Troisièmement, le passage progressif de la dépendance vis-à-vis de l'extérieur à l'auto-dépendance devrait se faire en diversifiant les ressources nationales et les relations régionales et internationales sur les plans politique et économique, en ne comptant plus presque totalement sur les États-Unis, en évitant de céder au chantage américain en ce qui concerne l'Iran, la Syrie et l'Irak (mais sans nécessairement passer dans un autre camp ou échanger un allié contre un autre) … Ce sont là les seuls moyens possibles et disponibles pour atteindre cet objectif.
Quatrièmement, la Jordanie devrait être ouverte à toutes les composantes du peuple palestinien et ne pas « mettre tous ses œufs dans le même panier ». Elle devrait être ainsi prête à s'engager dans les efforts visant à rétablir le dialogue, la réconciliation et l'unité entre les différentes factions palestiniennes, y compris le Hamas. Cette exigence est considérée comme essentielle pour défendre la sécurité et la stabilité de la Jordanie, pour renforcer son rôle et sauvegarder ses intérêts.

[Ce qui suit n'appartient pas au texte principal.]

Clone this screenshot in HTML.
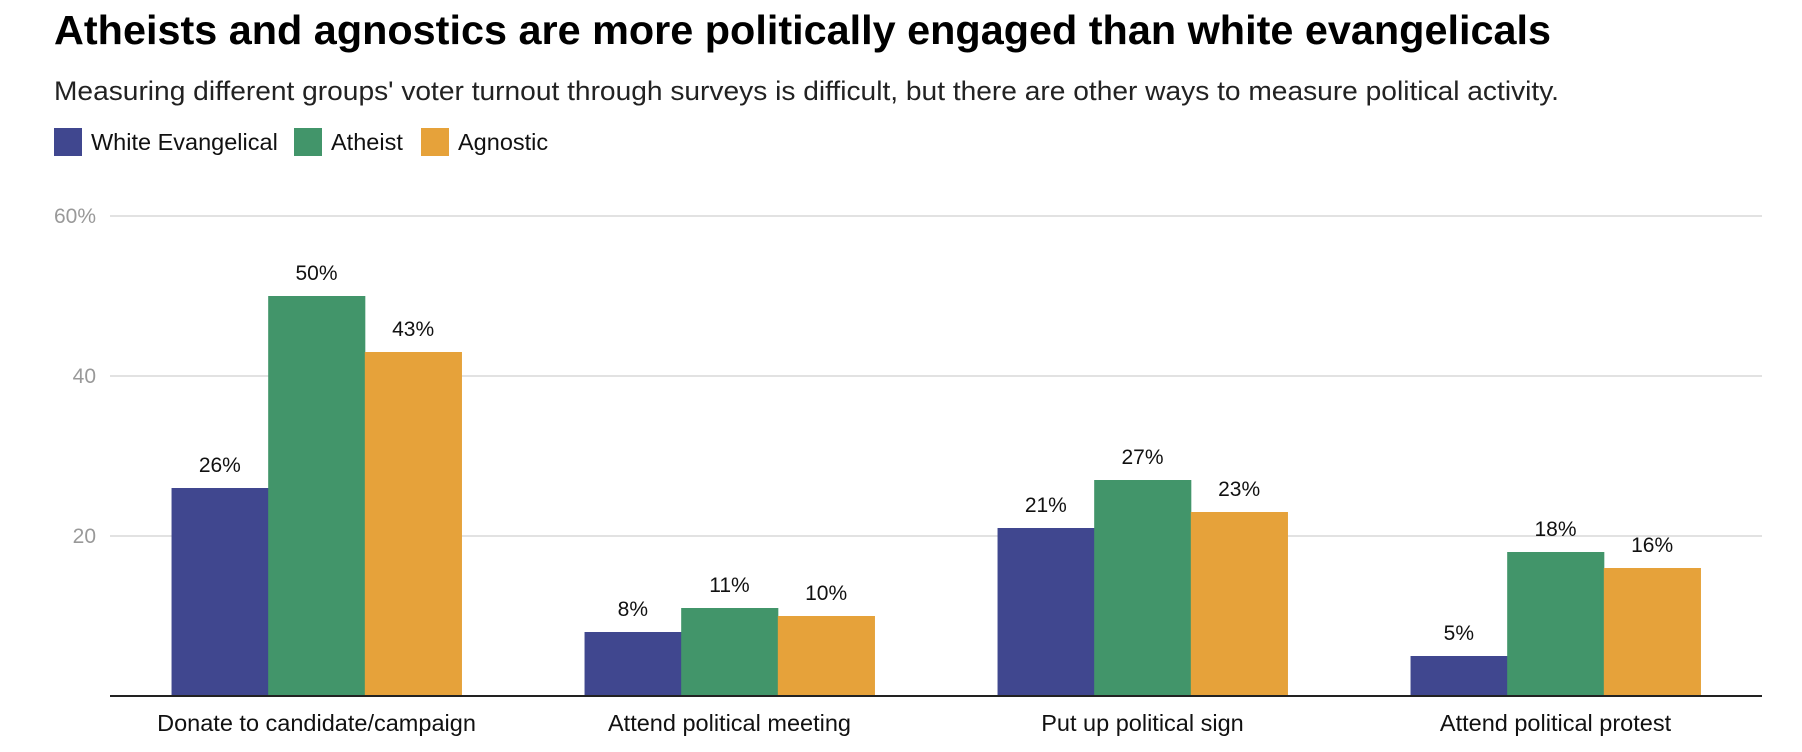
<!DOCTYPE html>
<html><head><meta charset="utf-8"><style>
body{margin:0;background:#fff;font-family:"Liberation Sans",Arial,sans-serif;}
#wrap{position:relative;width:1802px;height:752px;overflow:hidden;}
</style></head><body>
<div id="wrap">
<svg id="chart" width="1802" height="752">
<text x="54" y="44" font-size="41" font-weight="bold" fill="#000" textLength="1497" lengthAdjust="spacingAndGlyphs">Atheists and agnostics are more politically engaged than white evangelicals</text>
<text x="54" y="100" font-size="26.5" fill="#222" textLength="1505" lengthAdjust="spacingAndGlyphs">Measuring different groups' voter turnout through surveys is difficult, but there are other ways to measure political activity.</text>
<g id="legend"></g>
<g id="grid"></g>
<g id="bars"></g>
<line x1="110" x2="1762" y1="696" y2="696" stroke="#222" stroke-width="2"/>
</svg>
</div>
<script>
const categories=["Donate to candidate/campaign","Attend political meeting","Put up political sign","Attend political protest"];
const seriesNames=["White Evangelical","Atheist","Agnostic"];
const evangelical=[26,8,21,5];
const atheist=[50,11,27,18];
const agnostic=[43,10,23,16];
const yTicks=[20,40,60];
const yTickLabels=["20","40","60%"];

const colors=["#40478f","#42956a","#e6a23a"];
const series=[evangelical,atheist,agnostic];
const NS="http://www.w3.org/2000/svg";
const plotL=110,plotR=1762,baseY=696,topY=216,yMax=60;
const yScale=v=>baseY-(baseY-topY)*v/yMax;
const band=(plotR-plotL)/categories.length;
const bw=band*0.234;
const xc=i=>plotL+band*(i+0.5);
function mk(tag,attrs,parent){const e=document.createElementNS(NS,tag);for(const k in attrs)e.setAttribute(k,attrs[k]);parent.appendChild(e);return e;}
const grid=document.getElementById('grid');
yTicks.forEach((t,i)=>{
  const l=mk('line',{x1:plotL,x2:plotR,y1:yScale(t),y2:yScale(t),stroke:'#e2e2e2','stroke-width':2},grid);
  
  
  const tx=mk('text',{x:i===2?54:96,y:yScale(t)+7,'text-anchor':i===2?'start':'end','font-size':21,fill:'#999'},grid);
  tx.textContent=yTickLabels[i];
  
  
});
const bars=document.getElementById('bars');
categories.forEach((c,i)=>{
  series.forEach((s,j)=>{
    const x=xc(i)-1.5*bw+j*bw;
    const r=mk('rect',{x:x,y:yScale(s[i]),width:bw+0.5,height:baseY-yScale(s[i]),fill:colors[j]},bars);
    
    
    const t=mk('text',{x:x+bw/2,y:yScale(s[i])-16,'text-anchor':'middle','font-size':21,fill:'#111'},bars);
    t.textContent=s[i]+'%';
    
    
  });
  const t=mk('text',{x:xc(i),y:731,'text-anchor':'middle','font-size':23.5,fill:'#111'},bars);
  t.textContent=c;
  
  
});
const legend=document.getElementById('legend');
const lx=[54,294,421];
seriesNames.forEach((n,j)=>{
  const r=mk('rect',{x:lx[j],y:128,width:28,height:28,fill:colors[j]},legend);
  
  
  const t=mk('text',{x:lx[j]+37,y:150,'font-size':23.5,fill:'#111'},legend);
  t.textContent=n;
  
  
});
</script>
</body></html>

Cinquièmement, tous les Jordaniens sont d'accord sur le fait qu’il est absolument nécessaire de renforcer le front intérieur, l'unité nationale, le tissu social, face aux vents contraires suscités par des intérêts sectaires avec le soutien de certaines puissances régionales. Cela devrait s’accompagner d’un processus de réforme interne aux dimensions multiples, notamment politiques.
[1] Le discours de SM le roi Abdallah II à la conférence du Caire pour la paix, 21/10/2023.
[2] Khasawneh : « Toute tentative de transférer les Palestiniens de Gaza ou de la Cisjordanie ou de créer des conditions pour la faire aboutir est une ligne rouge, et la Jordanie la considérera comme une déclaration de guerre », Agence de presse jordanienne Petra, 6/11/2023.
[3] Pour connaître la position de la Jordanie, voir « Le Roi : Jérusalem est une ligne rouge, non à la relocalisation, non à la patrie alternative », 27/3/2019.
[4] Tariq Dilawani, « Israël se propose de construire un mur sur ses frontières avec la Jordanie… », Independentarabia, 2/8/2023.
[5] Pour plus de détails, voir Oraib Rantawi, « Policy Paper, La Jordanie dans un contexte régional et international mouvant, les scénarios de la prochaine période », palthink for Strategic studies.